La caída de los condenados
Más barroco no se puede ser.
Reto a quien sea a buscar una imagen más barroca. Se trata nada más y nada menos que de Rubens, antes muerto que sencillo.
Tres metros de lienzo lleno de figuras cayendo en una cascada —diagonal, claro—. Son los ángeles expulsados por mi tocayo el arcángel san Miguel, que al no poseer ya alas se precipitan directas al infierno y se van convirtiendo en todo tipo de criaturas. Para algún estudioso es uno de los más brillantes ensamblajes de carne deliciosamente desnuda en el arte occidental [1].
Rubens (o uno de sus discípulos, ya sabemos que el artista hacía funcionar su taller como una fábrica de cuadros) se pasó recargando la escena, pero eso no es necesariamente malo si lo hace un genio. Estamos ante una maravillosa explosión de dramatismo, movimiento, teatralidad, exageración… Era el barroco, la serenidad no era apreciada.
La caída de los condenados es una maravilla que podemos disfrutar de lejos (casi parece un Pollock con los cuerpos desnudos que parecen salpicaduras) pero también de cerca, figura a figura.
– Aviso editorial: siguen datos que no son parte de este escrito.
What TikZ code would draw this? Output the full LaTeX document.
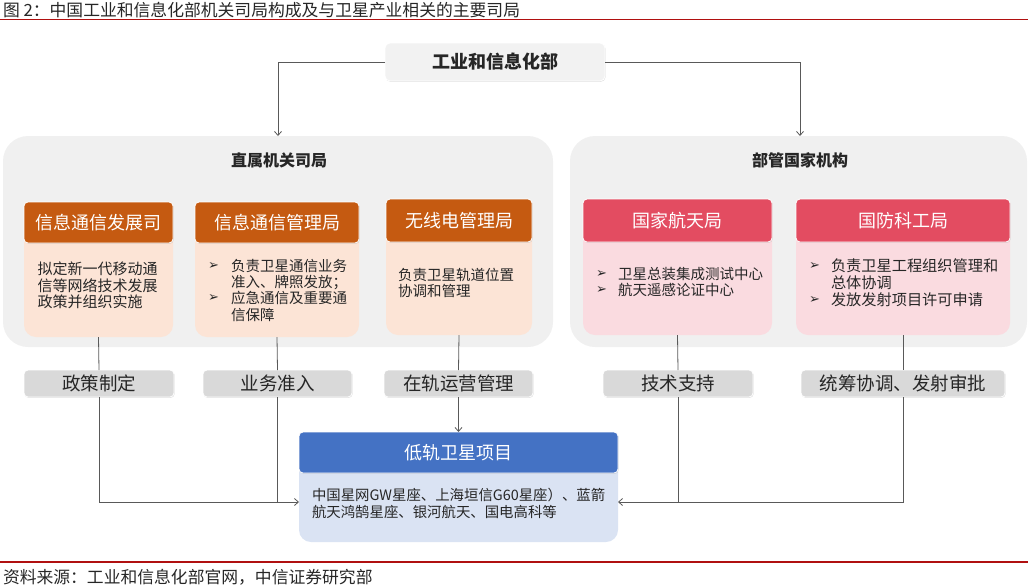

Cada personaje tiene vida propia.
Normal que una obra así despierte los impulsos más locos de la gente. El 26 de febrero de 1959 el filósofo Walter Menzl saltó a la fama por quemar con ácido el lienzo como una especie de performance constructiva/destructiva. Le cayeron 3 años de prisión.
Afortunadamente el cuadro no fue destruido y hoy lo podemos ver en Munich.